人的一辈子,难免一时有些困难之事,能不能够得到援手?有的人经常抱怨自己遇上麻烦,没有人帮助,那平日里你帮助过别人吗?你既然没有帮助别人,那么想别人回报你或者别人来帮助你,可能吗?不可能的。但也有一辈子做好事情,到时候就没有人来帮助你。在现在这样的太平环境之中,又有没有人敢仗仪直言,见义勇为呢?这与一个国家民族的道德教育很有关系,如果提高全民族的素质,特别是现在所谈到的社会精英,实际上这种说法是不准确的,有权、有钱或有点知识就叫社会精英吗?作为一个人他的仁、义、礼、智、信有没有?我经常说一个人要有庙堂气,要有山林气,要有英雄气。很多人庙堂气没有,山林气也没有,更不要说英雄气。在黑道上的人是有些英雄气,三句话说得不对,酒瓶子就给别人砸过去,刀子就给被人捅过去,这些叫匪气,猪狗之勇,不足以谈英雄。真正的英雄是什么?曹操与刘备煮酒论英雄的时候说,要有包容宇宙之机,吞吐天地之气,变化无穷,随云随雨等等,这才是英雄。

 

“谁可告诉者!”我们看到司马迁这几句话写的是非常沉痛,当他遇上麻烦事时,朋友中没有一人帮他说话的,他还傻乎乎的为李陵说话。“此真少卿所亲见,仆行事岂不然乎?”这是你少卿亲眼所见,我做的事难道不是这样吗?“李陵既生降,颓其家声,而仆又佴之蚕室,重为天下观笑。悲夫!悲夫!事未易一二为俗人言也。”这样的事情一般人是不能说清的,这里也应了前面一句,“且事本末,未易明也,而事乃有大谬不然者!”自己的本来愿望,和以后的结局,而应证了前面铺张。从这里来看,一是李陵家族的操守、作为与汉朝当时的形势,我们当仔细品尝品尝其中的滋味。另外司马迁虽然是一位文弱的书生,任太史令职位,但对一个还未曾是自己有过交道的朋友,他却敢于伸出援手,这种精神的确是不简单。
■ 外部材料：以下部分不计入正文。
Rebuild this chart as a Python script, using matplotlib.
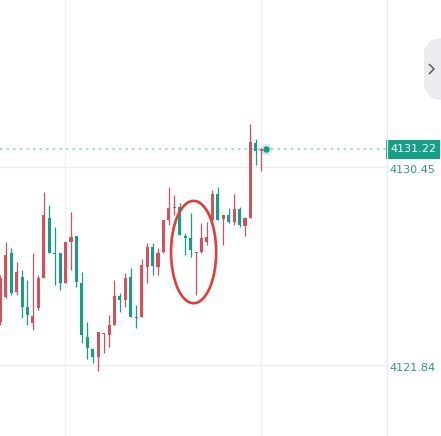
import matplotlib
matplotlib.use('Agg')
import matplotlib.pyplot as plt
import matplotlib.transforms as mtrans
from matplotlib.patches import Ellipse, Rectangle, Polygon
from matplotlib.lines import Line2D
import numpy as np

# candle data (red = up, green = down)
opens = [4123.71, 4124.80, 4126.71, 4125.01, 4125.67, 4124.36, 4123.67, 4124.32, 4125.62, 4128.23,
         4126.71, 4126.71, 4125.41, 4127.19, 4127.45, 4125.41, 4123.06, 4122.54, 4122.19, 4123.19,
         4123.15, 4123.58, 4124.84, 4124.67, 4125.67, 4123.93, 4123.93, 4126.10, 4126.97, 4126.10,
         4126.75, 4128.15, 4128.67, 4128.71, 4127.45, 4127.36, 4126.71, 4126.75, 4127.19, 4128.15,
         4129.28, 4128.19, 4128.36, 4128.06, 4128.62, 4127.89, 4128.23, 4131.49, 4131.15]
highs = [4125.75, 4127.19, 4126.93, 4126.32, 4125.97, 4125.54, 4126.71, 4125.75, 4129.36, 4128.80,
         4127.84, 4126.71, 4127.19, 4128.49, 4127.45, 4125.88, 4123.71, 4122.54, 4123.28, 4123.23,
         4124.02, 4125.54, 4124.97, 4125.84, 4126.06, 4124.45, 4126.45, 4127.15, 4127.15, 4126.93,
         4128.15, 4129.58, 4129.23, 4128.88, 4127.58, 4128.45, 4126.75, 4128.02, 4128.06, 4129.45,
         4129.58, 4128.36, 4128.67, 4129.28, 4128.71, 4128.28, 4132.32, 4131.67, 4131.28]
lows = [4123.58, 4124.75, 4124.88, 4124.88, 4123.88, 4123.58, 4123.36, 4124.23, 4125.62, 4126.71,
        4125.32, 4125.10, 4125.41, 4125.97, 4125.23, 4122.80, 4122.10, 4121.93, 4121.58, 4122.36,
        4122.62, 4123.58, 4124.15, 4124.36, 4123.93, 4123.45, 4123.93, 4125.41, 4125.75, 4125.75,
        4126.71, 4127.93, 4128.36, 4127.49, 4126.62, 4126.54, 4124.88, 4126.71, 4127.06, 4128.15,
        4128.15, 4127.06, 4128.02, 4127.93, 4127.84, 4127.45, 4128.23, 4130.54, 4130.28]
closes = [4125.62, 4126.62, 4124.97, 4125.88, 4124.36, 4124.02, 4123.97, 4125.62, 4128.36, 4126.71,
          4126.67, 4125.41, 4127.19, 4127.41, 4125.45, 4123.15, 4122.58, 4122.19, 4123.28, 4123.23,
          4123.58, 4124.84, 4124.67, 4125.62, 4123.93, 4123.88, 4126.19, 4126.97, 4126.15, 4126.71,
          4128.15, 4128.67, 4128.71, 4127.49, 4127.36, 4126.84, 4126.75, 4127.36, 4127.41, 4129.28,
          4128.15, 4128.36, 4128.06, 4128.62, 4127.93, 4128.23, 4131.54, 4131.15, 4131.22]

last_price = 4131.22
scale_labels = [4130.45, 4121.84]

RED = '#d4505c'
GREEN = '#14a085'
TEAL_TXT = '#2a9a88'

W, H = 441, 436
fig = plt.figure(figsize=(W / 100, H / 100), dpi=100)
fig.patch.set_facecolor('white')
ax = fig.add_axes([0, 0, 387 / W, 1])
ax.set_axis_off()

step = 5.4375  # px per candle
x0 = -0.3 / step
ax.set_xlim(x0, x0 + 387 / step)
ax.set_ylim(4118.75, 4137.71)

# grid
for gx in [65, 261]:
    ax.axvline((gx - 0.3) / step, color='#f1f1f4', lw=0.9, zorder=0)
for gy in scale_labels:
    ax.axhline(gy, color='#ededf1', lw=0.9, zorder=0)

# current price dotted line
ax.axhline(last_price, color='#a6d9cf', lw=1.4, ls=(0, (1.2, 2.2)), zorder=1)

idx = np.arange(len(opens))
for i, o, h, l, c in zip(idx, opens, highs, lows, closes):
    col = RED if c >= o else GREEN
    ax.vlines(i, l, h, color=col, lw=0.9, zorder=3)
    bottom = min(o, c)
    height = max(abs(c - o), 0.05)
    ax.bar(i, height, bottom=bottom, width=0.56, color=col, lw=0, zorder=4)

# last price glow dot
ax.scatter([len(opens) - 0.1], [last_price], s=70, color=GREEN, alpha=0.18, lw=0, zorder=5)
ax.scatter([len(opens) - 0.1], [last_price], s=22, color=GREEN, lw=0, zorder=6)

# red circle mark
ax.add_patch(Ellipse((35.55, 4126.75), 8.3, 4.45, fill=False, ec='#e53a3a', lw=1.9, zorder=7))

# right price scale
tr = mtrans.blended_transform_factory(fig.transFigure, ax.transData)
fig.add_artist(Line2D([387 / W, 387 / W], [0, 1], color='#e8e8ee', lw=0.9))
fig.add_artist(Rectangle((386 / W, 4130.80), 54 / W, 0.82, transform=tr, color=GREEN, lw=0))
fig.text(413 / W, last_price, f'{last_price:.2f}', transform=tr, color='white',
         fontsize=8, ha='center', va='center')
for v in scale_labels:
    fig.text(412 / W, v - 0.12, f'{v:.2f}', transform=tr, color=TEAL_TXT,
             fontsize=8, ha='center', va='center')

# collapse tab on the right
pts = [(441, 38), (431, 40), (424, 50), (424, 88), (431, 98), (441, 100)]
fig.add_artist(Polygon([(x / W, 1 - y / H) for x, y in pts], closed=True,
                       color='#ececf0', lw=0, transform=fig.transFigure))
fig.add_artist(Line2D([429.5 / W, 434 / W, 429.5 / W],
                      [1 - 64.5 / H, 1 - 69 / H, 1 - 73.5 / H],
                      color='#5a5a60', lw=1.1, transform=fig.transFigure))

fig.savefig('out.png', dpi=100)
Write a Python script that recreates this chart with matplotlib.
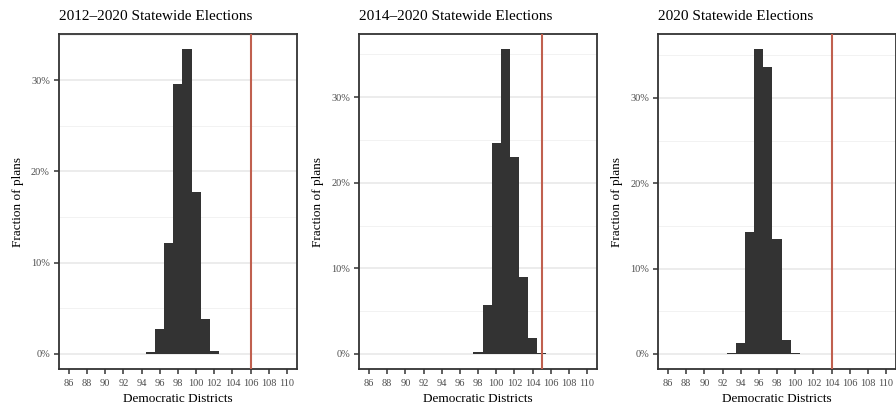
import matplotlib
matplotlib.use("Agg")
import matplotlib.pyplot as plt
from matplotlib.ticker import FuncFormatter, MultipleLocator

plt.rcParams['font.family'] = ['Liberation Serif', 'DejaVu Serif']

# share of simulated plans (%) by number of Democratic districts
dist_a = [95, 96, 97, 98, 99, 100, 101, 102, 103]
frac_a = [0.18, 2.77, 12.2, 29.6, 33.4, 17.7, 3.87, 0.36, 0.03]

dist_b = [98, 99, 100, 101, 102, 103, 104, 105, 106]
frac_b = [0.19, 5.67, 24.6, 35.6, 23.0, 8.93, 1.9, 0.15, 0.03]

dist_c = [93, 94, 95, 96, 97, 98, 99, 100, 101]
frac_c = [0.05, 1.24, 14.3, 35.7, 33.6, 13.5, 1.67, 0.05, 0.03]

enacted = [106, 105, 104]
titles = ["2012\u20132020 Statewide Elections",
          "2014\u20132020 Statewide Elections",
          "2020 Statewide Elections"]
xticks = list(range(86, 111, 2))

fig = plt.figure(figsize=(8.96, 4.04), dpi=100)
lefts = [0.0658, 0.4007, 0.7344]
w, b, h = 0.2656, 0.0866, 0.829

panels = [(dist_a, frac_a), (dist_b, frac_b), (dist_c, frac_c)]
for i, (xs, ys) in enumerate(panels):
    ax = fig.add_axes([lefts[i], b, w, h])
    ax.bar(xs, ys, width=1.0, color="#333333", linewidth=0, zorder=3)
    ax.axvline(enacted[i], color="#C0604F", lw=1.5, zorder=4)

    top = max(ys)
    pad = top * 0.05
    ax.set_ylim(-pad, top + pad)
    ax.set_xlim(84.9, 111.1)

    ax.yaxis.set_major_locator(MultipleLocator(10))
    ax.yaxis.set_minor_locator(MultipleLocator(5))
    ax.yaxis.set_major_formatter(FuncFormatter(lambda v, p: f"{v:.0f}%"))
    ax.grid(axis="y", which="major", color="#EBEBEB", lw=1.3, zorder=0)
    ax.grid(axis="y", which="minor", color="#F2F2F2", lw=0.7, zorder=0)
    ax.set_xticks(xticks)
    ax.tick_params(axis="both", which="major", colors="#333333",
                   labelcolor="#4D4D4D", labelsize=7.5, length=3.5, width=1.1)
    ax.tick_params(axis="y", which="minor", length=0)
    ax.tick_params(axis="x", pad=3.5)
    ax.tick_params(axis="y", pad=3)

    for s in ax.spines.values():
        s.set_color("#333333")
        s.set_linewidth(1.3)

    ax.set_xlabel("Democratic Districts", fontsize=9.5, labelpad=4)
    ax.set_ylabel("Fraction of plans", fontsize=9.5, labelpad=5)
    ax.set_title(titles[i], fontsize=11, loc="left", pad=10.5)

fig.savefig("out.png", dpi=100)
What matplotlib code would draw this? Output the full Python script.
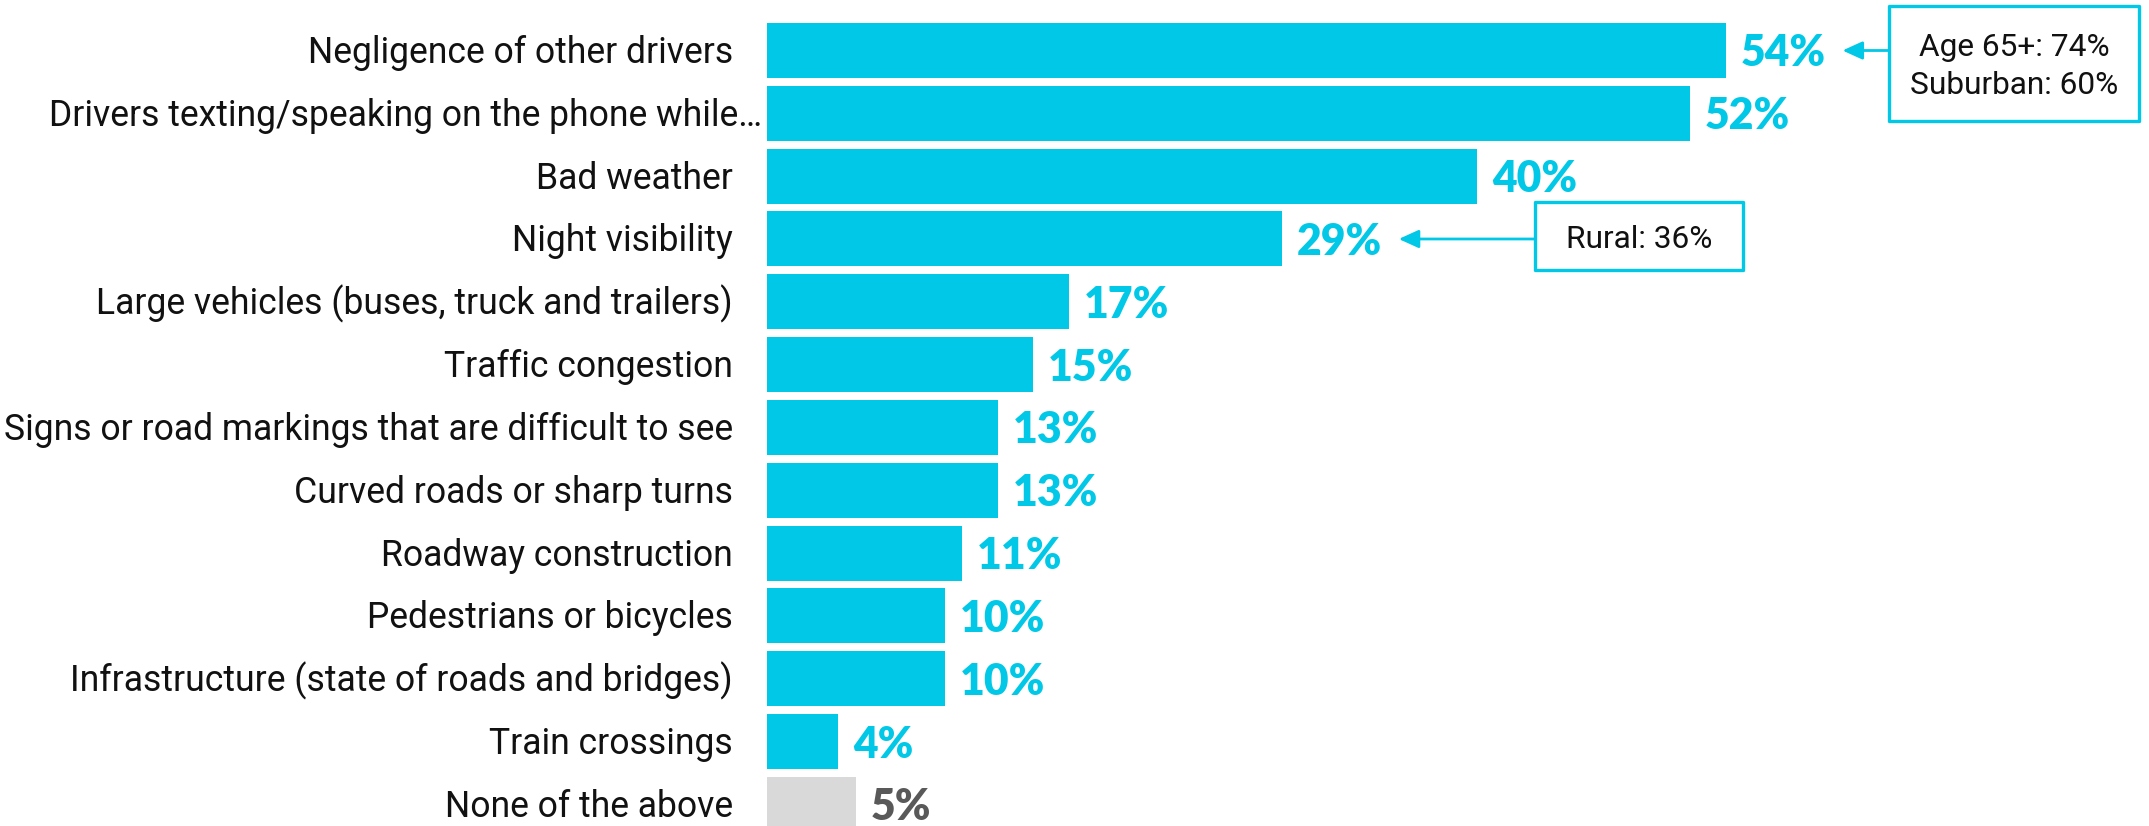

他也没有料到,为李陵说了几句好话,却会受到宫刑。在进监狱之前,以往的朋友居然没有一个来帮他说话的。

 

在《廉颇蔺相如列传》中有一个故事很有趣。在长平之战的时候,赵国因中了秦国的离间计,罢免了廉颇大将军的职务,以前战国都有养士的风尚,廉颇是以勇猛善战而闻名于诸侯,他手下有几百名食客,当罢免他的职位以后,他下面的人如鸟兽散,全部都跑光了,另攀富贵去了。长平之战失败,赵军的四十万大军全军覆没,赵王不得以又重新起用廉颇来守卫邯郸,秦国也已经是疲惫不堪,加之魏国来援,于是撤了兵,赵国又得一时的安宁。而廉颇的食客又蜂拥而回。当然廉颇非常的愤怒,对他们说:“去年我下台的时候,你们不辞而别,而我现在官职恢复原位,你们又回来了,是不是太无耻呢?”食客们不觉得他们是耻辱,反而嘲笑廉老将军无知,说:“在社会上就应该是这样的,你是不是老糊涂!你有权的时候,我们应该协助你,你没有权的时候,我们就应该离开你。”这件事情在《史记》里确有记载,世间的人的确有这样的麻烦事。

 

司马迁在皇上身边当秘书,当太史令,当然巴结他的人不少,包括这位任将军也要来巴结他,请司马迁在皇上面前多说几句好话,其他的也就不再言。但当司马迁自己落难的时候,有谁来帮助他呢?没有人来,连鬼都没有一个。他无权无势,进了监狱,何况谁又敢去得罪贰师将军呢?可能在皇上面前好说话,贰师将军面前就不好说话。还有一个巨大的威胁,贰师将军还有一个妹妹是皇上最宠爱的李夫人,就算有人愿意为司马迁说话的也不敢说了。社会是复杂的,我们看《报任安书》的时候,要把社会的背景,当时的社会时尚、宫廷内幕等等,都要有一种总体的感受,那么我们读这些典籍的时候就会显得很生动、实在。